▶ **INSTRUCTION**: Copy from the first line below down to and including the line with "const ticks = y.ticks(8);". Skip the pictures.

▶ **RAW DATA**:
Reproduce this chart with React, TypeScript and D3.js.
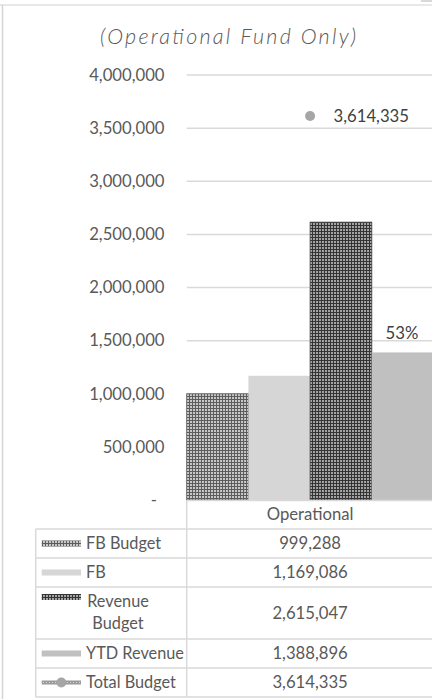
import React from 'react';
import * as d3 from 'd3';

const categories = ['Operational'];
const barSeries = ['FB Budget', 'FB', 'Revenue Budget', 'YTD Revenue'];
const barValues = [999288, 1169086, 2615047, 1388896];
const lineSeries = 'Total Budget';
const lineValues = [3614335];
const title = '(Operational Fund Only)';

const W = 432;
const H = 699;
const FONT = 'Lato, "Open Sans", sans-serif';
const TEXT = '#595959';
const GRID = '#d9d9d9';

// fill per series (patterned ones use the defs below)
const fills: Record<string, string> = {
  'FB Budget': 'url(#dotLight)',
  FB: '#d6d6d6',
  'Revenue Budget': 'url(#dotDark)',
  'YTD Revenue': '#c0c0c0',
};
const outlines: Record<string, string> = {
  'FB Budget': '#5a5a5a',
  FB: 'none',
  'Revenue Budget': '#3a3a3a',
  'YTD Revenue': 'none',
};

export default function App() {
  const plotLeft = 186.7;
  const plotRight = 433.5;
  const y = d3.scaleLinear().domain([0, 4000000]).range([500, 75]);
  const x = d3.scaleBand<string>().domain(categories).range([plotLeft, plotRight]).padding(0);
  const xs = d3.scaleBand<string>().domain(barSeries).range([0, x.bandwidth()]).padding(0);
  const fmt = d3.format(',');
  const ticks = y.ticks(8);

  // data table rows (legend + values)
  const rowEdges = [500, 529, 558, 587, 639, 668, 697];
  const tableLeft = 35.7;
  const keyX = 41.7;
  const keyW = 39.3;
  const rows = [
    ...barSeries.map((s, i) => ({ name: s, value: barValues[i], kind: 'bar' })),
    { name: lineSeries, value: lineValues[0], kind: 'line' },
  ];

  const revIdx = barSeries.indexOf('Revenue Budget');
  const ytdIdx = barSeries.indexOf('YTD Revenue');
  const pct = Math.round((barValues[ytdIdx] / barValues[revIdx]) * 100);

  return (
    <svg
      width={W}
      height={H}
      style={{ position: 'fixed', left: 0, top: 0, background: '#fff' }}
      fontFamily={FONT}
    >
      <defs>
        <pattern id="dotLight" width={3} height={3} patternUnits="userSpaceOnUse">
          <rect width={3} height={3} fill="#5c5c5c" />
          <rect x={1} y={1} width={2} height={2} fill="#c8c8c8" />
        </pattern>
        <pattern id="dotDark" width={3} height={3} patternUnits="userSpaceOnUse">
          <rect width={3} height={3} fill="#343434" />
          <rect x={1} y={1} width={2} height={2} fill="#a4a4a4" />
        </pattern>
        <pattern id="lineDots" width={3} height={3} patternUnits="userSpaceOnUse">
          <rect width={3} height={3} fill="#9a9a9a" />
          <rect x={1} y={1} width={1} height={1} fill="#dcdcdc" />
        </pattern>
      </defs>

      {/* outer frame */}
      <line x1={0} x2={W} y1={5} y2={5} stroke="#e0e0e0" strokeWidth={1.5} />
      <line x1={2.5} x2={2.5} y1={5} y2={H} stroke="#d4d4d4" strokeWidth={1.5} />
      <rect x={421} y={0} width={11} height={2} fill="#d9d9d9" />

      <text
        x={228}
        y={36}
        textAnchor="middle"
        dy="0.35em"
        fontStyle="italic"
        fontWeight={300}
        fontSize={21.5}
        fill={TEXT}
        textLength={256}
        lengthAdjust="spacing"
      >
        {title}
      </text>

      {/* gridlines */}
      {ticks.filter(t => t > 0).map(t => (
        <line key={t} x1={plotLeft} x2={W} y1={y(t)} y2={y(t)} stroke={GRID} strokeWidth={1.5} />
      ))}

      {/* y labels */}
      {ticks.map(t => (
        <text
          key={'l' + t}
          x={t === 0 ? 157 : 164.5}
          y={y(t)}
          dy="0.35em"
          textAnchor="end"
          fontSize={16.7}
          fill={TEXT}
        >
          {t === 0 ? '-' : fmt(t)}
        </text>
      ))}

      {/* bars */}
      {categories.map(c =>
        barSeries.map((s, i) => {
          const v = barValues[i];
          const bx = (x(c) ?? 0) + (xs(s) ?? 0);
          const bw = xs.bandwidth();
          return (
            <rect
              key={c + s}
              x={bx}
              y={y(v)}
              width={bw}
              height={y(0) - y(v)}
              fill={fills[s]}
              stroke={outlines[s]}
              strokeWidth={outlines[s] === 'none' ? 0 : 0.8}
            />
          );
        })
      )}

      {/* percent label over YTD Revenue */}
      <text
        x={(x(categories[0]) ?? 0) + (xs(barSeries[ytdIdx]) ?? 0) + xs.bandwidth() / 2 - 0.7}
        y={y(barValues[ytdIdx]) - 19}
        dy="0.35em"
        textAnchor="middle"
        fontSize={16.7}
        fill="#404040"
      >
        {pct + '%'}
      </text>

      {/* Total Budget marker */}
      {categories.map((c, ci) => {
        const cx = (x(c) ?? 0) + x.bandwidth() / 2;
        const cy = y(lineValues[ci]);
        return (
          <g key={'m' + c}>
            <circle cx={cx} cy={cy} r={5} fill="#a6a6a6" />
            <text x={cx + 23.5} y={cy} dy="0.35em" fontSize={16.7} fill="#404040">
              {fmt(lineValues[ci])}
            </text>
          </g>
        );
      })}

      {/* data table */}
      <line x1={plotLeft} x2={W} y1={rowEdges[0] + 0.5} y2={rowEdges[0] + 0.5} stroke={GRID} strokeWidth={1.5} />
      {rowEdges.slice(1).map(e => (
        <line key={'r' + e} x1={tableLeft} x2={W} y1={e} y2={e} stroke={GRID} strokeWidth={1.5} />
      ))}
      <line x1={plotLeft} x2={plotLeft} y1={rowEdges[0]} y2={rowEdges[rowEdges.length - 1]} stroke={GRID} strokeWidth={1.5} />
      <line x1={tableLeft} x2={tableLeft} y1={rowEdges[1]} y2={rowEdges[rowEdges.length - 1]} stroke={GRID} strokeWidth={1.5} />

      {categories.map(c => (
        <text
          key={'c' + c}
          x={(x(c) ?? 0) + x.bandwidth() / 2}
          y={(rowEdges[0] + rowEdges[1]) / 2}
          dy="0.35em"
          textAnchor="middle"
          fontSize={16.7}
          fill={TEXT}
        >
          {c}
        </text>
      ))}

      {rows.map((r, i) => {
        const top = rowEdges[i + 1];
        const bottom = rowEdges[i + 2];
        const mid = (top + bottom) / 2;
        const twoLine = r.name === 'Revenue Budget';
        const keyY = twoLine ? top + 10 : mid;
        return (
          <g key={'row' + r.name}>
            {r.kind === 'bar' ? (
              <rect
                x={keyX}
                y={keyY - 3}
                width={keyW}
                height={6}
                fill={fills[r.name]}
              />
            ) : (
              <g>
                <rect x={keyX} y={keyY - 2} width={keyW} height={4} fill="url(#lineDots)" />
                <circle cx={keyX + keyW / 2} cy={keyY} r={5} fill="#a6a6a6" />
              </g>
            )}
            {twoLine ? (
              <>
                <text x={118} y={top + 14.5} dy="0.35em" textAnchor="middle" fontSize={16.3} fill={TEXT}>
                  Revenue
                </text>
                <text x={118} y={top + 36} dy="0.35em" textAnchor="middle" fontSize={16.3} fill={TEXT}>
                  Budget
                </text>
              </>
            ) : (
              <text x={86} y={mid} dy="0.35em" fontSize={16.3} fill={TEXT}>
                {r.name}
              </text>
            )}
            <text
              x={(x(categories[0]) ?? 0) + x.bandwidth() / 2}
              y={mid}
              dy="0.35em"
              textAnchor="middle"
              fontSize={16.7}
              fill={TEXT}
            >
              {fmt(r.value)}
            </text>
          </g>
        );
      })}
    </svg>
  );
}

▶ **REPLY TO THE TASK**:
Reproduce this chart with React, TypeScript and D3.js.
import React from 'react';
import * as d3 from 'd3';

const categories = ['Operational'];
const barSeries = ['FB Budget', 'FB', 'Revenue Budget', 'YTD Revenue'];
const barValues = [999288, 1169086, 2615047, 1388896];
const lineSeries = 'Total Budget';
const lineValues = [3614335];
const title = '(Operational Fund Only)';

const W = 432;
const H = 699;
const FONT = 'Lato, "Open Sans", sans-serif';
const TEXT = '#595959';
const GRID = '#d9d9d9';

// fill per series (patterned ones use the defs below)
const fills: Record<string, string> = {
  'FB Budget': 'url(#dotLight)',
  FB: '#d6d6d6',
  'Revenue Budget': 'url(#dotDark)',
  'YTD Revenue': '#c0c0c0',
};
const outlines: Record<string, string> = {
  'FB Budget': '#5a5a5a',
  FB: 'none',
  'Revenue Budget': '#3a3a3a',
  'YTD Revenue': 'none',
};

export default function App() {
  const plotLeft = 186.7;
  const plotRight = 433.5;
  const y = d3.scaleLinear().domain([0, 4000000]).range([500, 75]);
  const x = d3.scaleBand<string>().domain(categories).range([plotLeft, plotRight]).padding(0);
  const xs = d3.scaleBand<string>().domain(barSeries).range([0, x.bandwidth()]).padding(0);
  const fmt = d3.format(',');
  const ticks = y.ticks(8);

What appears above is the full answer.